REQUIREMENT:
Please quote the material exactly, every line of it.

MATERIAL FOR THIS TASK:
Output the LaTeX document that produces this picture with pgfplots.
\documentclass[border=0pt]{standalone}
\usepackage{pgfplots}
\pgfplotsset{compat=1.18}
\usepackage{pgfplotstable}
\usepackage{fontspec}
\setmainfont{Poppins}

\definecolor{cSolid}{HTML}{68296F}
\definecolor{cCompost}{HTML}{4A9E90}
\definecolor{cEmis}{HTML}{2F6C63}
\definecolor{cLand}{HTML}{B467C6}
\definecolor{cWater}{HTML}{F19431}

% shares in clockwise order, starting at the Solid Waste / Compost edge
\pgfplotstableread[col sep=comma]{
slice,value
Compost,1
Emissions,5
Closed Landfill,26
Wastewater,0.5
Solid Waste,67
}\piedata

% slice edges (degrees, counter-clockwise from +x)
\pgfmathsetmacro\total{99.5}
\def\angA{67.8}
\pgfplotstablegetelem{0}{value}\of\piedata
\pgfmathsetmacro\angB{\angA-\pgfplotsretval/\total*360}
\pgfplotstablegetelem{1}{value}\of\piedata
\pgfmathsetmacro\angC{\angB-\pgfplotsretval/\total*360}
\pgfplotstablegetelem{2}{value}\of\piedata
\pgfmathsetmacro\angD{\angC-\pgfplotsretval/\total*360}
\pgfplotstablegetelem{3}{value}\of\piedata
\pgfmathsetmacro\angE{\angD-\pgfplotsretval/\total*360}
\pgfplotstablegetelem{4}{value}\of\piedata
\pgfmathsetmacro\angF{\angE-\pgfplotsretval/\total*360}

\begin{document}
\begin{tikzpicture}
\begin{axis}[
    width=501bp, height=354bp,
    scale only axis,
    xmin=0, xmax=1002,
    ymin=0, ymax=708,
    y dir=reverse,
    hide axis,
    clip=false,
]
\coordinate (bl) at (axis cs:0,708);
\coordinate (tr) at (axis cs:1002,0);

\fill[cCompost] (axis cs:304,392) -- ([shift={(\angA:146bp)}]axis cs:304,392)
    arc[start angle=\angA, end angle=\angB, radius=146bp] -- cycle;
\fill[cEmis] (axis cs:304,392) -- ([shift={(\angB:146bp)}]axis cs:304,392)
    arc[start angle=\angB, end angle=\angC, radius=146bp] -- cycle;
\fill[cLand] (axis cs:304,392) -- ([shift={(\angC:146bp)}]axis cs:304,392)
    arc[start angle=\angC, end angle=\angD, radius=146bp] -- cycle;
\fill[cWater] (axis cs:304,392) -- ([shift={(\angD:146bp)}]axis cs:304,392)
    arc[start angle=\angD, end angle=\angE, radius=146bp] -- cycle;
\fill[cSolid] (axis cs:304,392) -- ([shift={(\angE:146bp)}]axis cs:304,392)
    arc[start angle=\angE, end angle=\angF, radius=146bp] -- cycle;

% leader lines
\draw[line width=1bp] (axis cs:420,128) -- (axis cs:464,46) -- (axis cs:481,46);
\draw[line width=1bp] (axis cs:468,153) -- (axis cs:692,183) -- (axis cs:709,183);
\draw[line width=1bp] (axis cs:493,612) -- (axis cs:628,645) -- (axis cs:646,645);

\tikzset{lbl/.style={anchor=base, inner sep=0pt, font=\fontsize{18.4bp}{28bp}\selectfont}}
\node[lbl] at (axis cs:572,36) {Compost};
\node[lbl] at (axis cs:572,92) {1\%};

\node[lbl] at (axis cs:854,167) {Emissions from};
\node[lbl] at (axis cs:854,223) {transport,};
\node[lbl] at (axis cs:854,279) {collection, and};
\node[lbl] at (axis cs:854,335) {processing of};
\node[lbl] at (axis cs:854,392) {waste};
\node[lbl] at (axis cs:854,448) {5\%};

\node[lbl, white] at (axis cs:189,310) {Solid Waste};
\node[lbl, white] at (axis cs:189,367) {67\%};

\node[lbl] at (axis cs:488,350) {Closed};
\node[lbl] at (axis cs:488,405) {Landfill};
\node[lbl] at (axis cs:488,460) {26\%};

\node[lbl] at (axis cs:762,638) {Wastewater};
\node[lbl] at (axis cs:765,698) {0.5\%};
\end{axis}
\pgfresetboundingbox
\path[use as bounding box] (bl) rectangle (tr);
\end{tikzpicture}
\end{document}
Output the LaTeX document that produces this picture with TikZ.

ANSWER TO THIS PROBLEM:
Output the LaTeX document that produces this picture with pgfplots.
\documentclass[border=0pt]{standalone}
\usepackage{pgfplots}
\pgfplotsset{compat=1.18}
\usepackage{pgfplotstable}
\usepackage{fontspec}
\setmainfont{Poppins}

\definecolor{cSolid}{HTML}{68296F}
\definecolor{cCompost}{HTML}{4A9E90}
\definecolor{cEmis}{HTML}{2F6C63}
\definecolor{cLand}{HTML}{B467C6}
\definecolor{cWater}{HTML}{F19431}

% shares in clockwise order, starting at the Solid Waste / Compost edge
\pgfplotstableread[col sep=comma]{
slice,value
Compost,1
Emissions,5
Closed Landfill,26
Wastewater,0.5
Solid Waste,67
}\piedata

% slice edges (degrees, counter-clockwise from +x)
\pgfmathsetmacro\total{99.5}
\def\angA{67.8}
\pgfplotstablegetelem{0}{value}\of\piedata
\pgfmathsetmacro\angB{\angA-\pgfplotsretval/\total*360}
\pgfplotstablegetelem{1}{value}\of\piedata
\pgfmathsetmacro\angC{\angB-\pgfplotsretval/\total*360}
\pgfplotstablegetelem{2}{value}\of\piedata
\pgfmathsetmacro\angD{\angC-\pgfplotsretval/\total*360}
\pgfplotstablegetelem{3}{value}\of\piedata
\pgfmathsetmacro\angE{\angD-\pgfplotsretval/\total*360}
\pgfplotstablegetelem{4}{value}\of\piedata
\pgfmathsetmacro\angF{\angE-\pgfplotsretval/\total*360}

\begin{document}
\begin{tikzpicture}
\begin{axis}[
    width=501bp, height=354bp,
    scale only axis,
    xmin=0, xmax=1002,
    ymin=0, ymax=708,
    y dir=reverse,
    hide axis,
    clip=false,
]
\coordinate (bl) at (axis cs:0,708);
\coordinate (tr) at (axis cs:1002,0);

\fill[cCompost] (axis cs:304,392) -- ([shift={(\angA:146bp)}]axis cs:304,392)
    arc[start angle=\angA, end angle=\angB, radius=146bp] -- cycle;
\fill[cEmis] (axis cs:304,392) -- ([shift={(\angB:146bp)}]axis cs:304,392)
    arc[start angle=\angB, end angle=\angC, radius=146bp] -- cycle;
\fill[cLand] (axis cs:304,392) -- ([shift={(\angC:146bp)}]axis cs:304,392)
    arc[start angle=\angC, end angle=\angD, radius=146bp] -- cycle;
\fill[cWater] (axis cs:304,392) -- ([shift={(\angD:146bp)}]axis cs:304,392)
    arc[start angle=\angD, end angle=\angE, radius=146bp] -- cycle;
\fill[cSolid] (axis cs:304,392) -- ([shift={(\angE:146bp)}]axis cs:304,392)
    arc[start angle=\angE, end angle=\angF, radius=146bp] -- cycle;

% leader lines
\draw[line width=1bp] (axis cs:420,128) -- (axis cs:464,46) -- (axis cs:481,46);
\draw[line width=1bp] (axis cs:468,153) -- (axis cs:692,183) -- (axis cs:709,183);
\draw[line width=1bp] (axis cs:493,612) -- (axis cs:628,645) -- (axis cs:646,645);

\tikzset{lbl/.style={anchor=base, inner sep=0pt, font=\fontsize{18.4bp}{28bp}\selectfont}}
\node[lbl] at (axis cs:572,36) {Compost};
\node[lbl] at (axis cs:572,92) {1\%};

\node[lbl] at (axis cs:854,167) {Emissions from};
\node[lbl] at (axis cs:854,223) {transport,};
\node[lbl] at (axis cs:854,279) {collection, and};
\node[lbl] at (axis cs:854,335) {processing of};
\node[lbl] at (axis cs:854,392) {waste};
\node[lbl] at (axis cs:854,448) {5\%};

\node[lbl, white] at (axis cs:189,310) {Solid Waste};
\node[lbl, white] at (axis cs:189,367) {67\%};

\node[lbl] at (axis cs:488,350) {Closed};
\node[lbl] at (axis cs:488,405) {Landfill};
\node[lbl] at (axis cs:488,460) {26\%};

\node[lbl] at (axis cs:762,638) {Wastewater};
\node[lbl] at (axis cs:765,698) {0.5\%};
\end{axis}
\pgfresetboundingbox
\path[use as bounding box] (bl) rectangle (tr);
\end{tikzpicture}
\end{document}
Output the LaTeX document that produces this picture with TikZ.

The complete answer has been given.